Dataset Aggregation, known as DAgger, addresses compounding error by collecting demonstrations under the learner's own state distribution. At each iteration the current policy $\pi_\theta$ is rolled out in the environment, the resulting states are queried against the expert, and the new state-action pairs are appended to the dataset. The policy is then retrained on the aggregated data:

$\mathcal{D}_{k+1} = \mathcal{D}_k \cup \{(s, \pi^{*}(s)) : s \sim d^{\pi_{\theta_k}}\}.$

Under standard regret-minimization assumptions, DAgger reduces the dependence on horizon from quadratic to linear. The cost is that the expert must be queryable online, which limits applicability when demonstrations come from offline logs or from human operators who cannot label arbitrary states on demand. Variants such as SafeDAgger and HG-DAgger reduce expert burden by querying only when the learner is uncertain or when its proposed action diverges from a safety controller.

Inverse Reinforcement Learning

Inverse reinforcement learning reframes the problem as recovering a reward function $r_\phi$ under which the expert's policy is optimal, then planning or learning a policy against the recovered reward. The expert is treated as solving

$\pi^{*} \in \arg\max_{\pi} \mathbb{E}_{\pi}\!\left[\sum_{t=0}^{\infty} \gamma^{t} r_\phi(s_t, a_t)\right],$

and the learner searches over reward parameters that make this consistent with the demonstrations. The maximum entropy formulation of Ziebart et al. resolves the inherent ambiguity (many rewards rationalize the same behavior) by preferring rewards under which the expert's trajectory distribution has maximum entropy subject to matching feature expectations. Inverse reinforcement learning often generalizes better than behavioral cloning because the recovered reward, being a property of states rather than of trajectories, transfers across dynamics and initial conditions, but it is computationally expensive and typically requires solving a forward control problem in an inner loop.

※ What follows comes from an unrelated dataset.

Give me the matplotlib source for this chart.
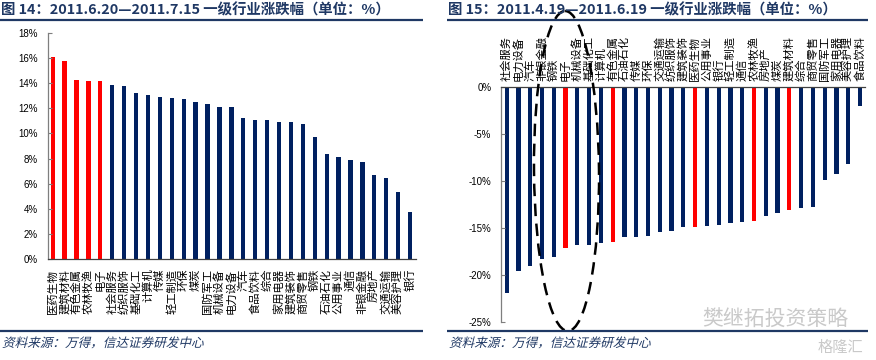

Adversarial Imitation Learning

Generative adversarial imitation learning, or GAIL, removes the explicit inner-loop planner of inverse reinforcement learning by training a discriminator $D_\phi(s, a)$ to distinguish expert state-action pairs from those generated by $\pi_\theta$ , and using the discriminator's log-odds as a surrogate reward. The minimax objective is

$\min_{\theta} \max_{\phi} \; \mathbb{E}_{(s,a) \sim d^{\pi^{*}}}[\log D_\phi(s,a)] + \mathbb{E}_{(s,a) \sim d^{\pi_\theta}}[\log(1 - D_\phi(s,a))] - \lambda H(\pi_\theta),$

with $H(\pi_\theta)$ a policy entropy regularizer. The optimum is reached when the occupancy measure of $\pi_\theta$ matches that of $\pi^{*}$ , at which point the discriminator outputs $$ 1/2 $$ everywhere. GAIL inherits the sample efficiency of inverse reinforcement learning while reusing standard policy-gradient machinery, and has spawned variants that match different divergences (f-divergences, Wasserstein), incorporate goal information, or use offline data.

Practical Considerations

The choice between methods is largely driven by what is available. If demonstrations are abundant and the deployment distribution is close to the demonstration distribution, behavioral cloning is the strongest baseline and should be tried first. If the expert can be queried online and the horizon is long, DAgger or one of its safer variants is preferred. If demonstrations are scarce but the environment is cheap to interact with, GAIL or another adversarial method extracts more signal per demonstration. Inverse reinforcement learning is favored when the recovered reward is itself the artifact of interest, for example to transfer behavior to a new robot or to interpret human preferences.

Action spaces, observation modality, and the form of the expert all matter. Continuous control benefits from Gaussian or mixture-of-Gaussian policies and from explicit treatment of action smoothness. Pixel-based observations call for perceptual representations pretrained with self-supervision. When the expert is multimodal (different humans, or one human acting differently in similar states), single-Gaussian policies average over modes and produce poor behavior; explicit multimodal policies, energy-based models, or diffusion-based action heads have become common responses.

Limitations and Open Problems

Imitation learning inherits the biases of its demonstrations. A policy trained from one driver will reproduce that driver's idiosyncrasies, and a policy trained from a fleet will average them in ways that may be smoother than any individual but worse on rare maneuvers. Demonstrations also rarely cover failure recovery: the expert tends to avoid the bad states from which recovery is hardest to learn, leaving the imitator brittle precisely where robustness matters.

Open research directions include scaling imitation to internet-scale video, handling demonstrations without action labels, combining imitation with offline reinforcement learning to exploit suboptimal data, and quantifying when an imitator is licensed to extrapolate beyond its support. The connection to generative modeling is increasingly direct: action diffusion models, autoregressive policies trained on tokenized trajectories, and large behavior models all treat imitation as a distribution-matching problem at scale.

References

Pomerleau, D. ALVINN: An Autonomous Land Vehicle in a Neural Network. NeurIPS, 1988.
Ross, S., Gordon, G., Bagnell, D. A Reduction of Imitation Learning and Structured Prediction to No-Regret Online Learning. AISTATS, 2011.
Abbeel, P., Ng, A. Apprenticeship Learning via Inverse Reinforcement Learning. ICML, 2004.
Ziebart, B., Maas, A., Bagnell, D., Dey, A. Maximum Entropy Inverse Reinforcement Learning. AAAI, 2008.
Ho, J., Ermon, S. Generative Adversarial Imitation Learning. NeurIPS, 2016.
Osa, T., Pajarinen, J., Neumann, G., Bagnell, D., Abbeel, P., Peters, J. An Algorithmic Perspective on Imitation Learning. Foundations and Trends in Robotics, 2018.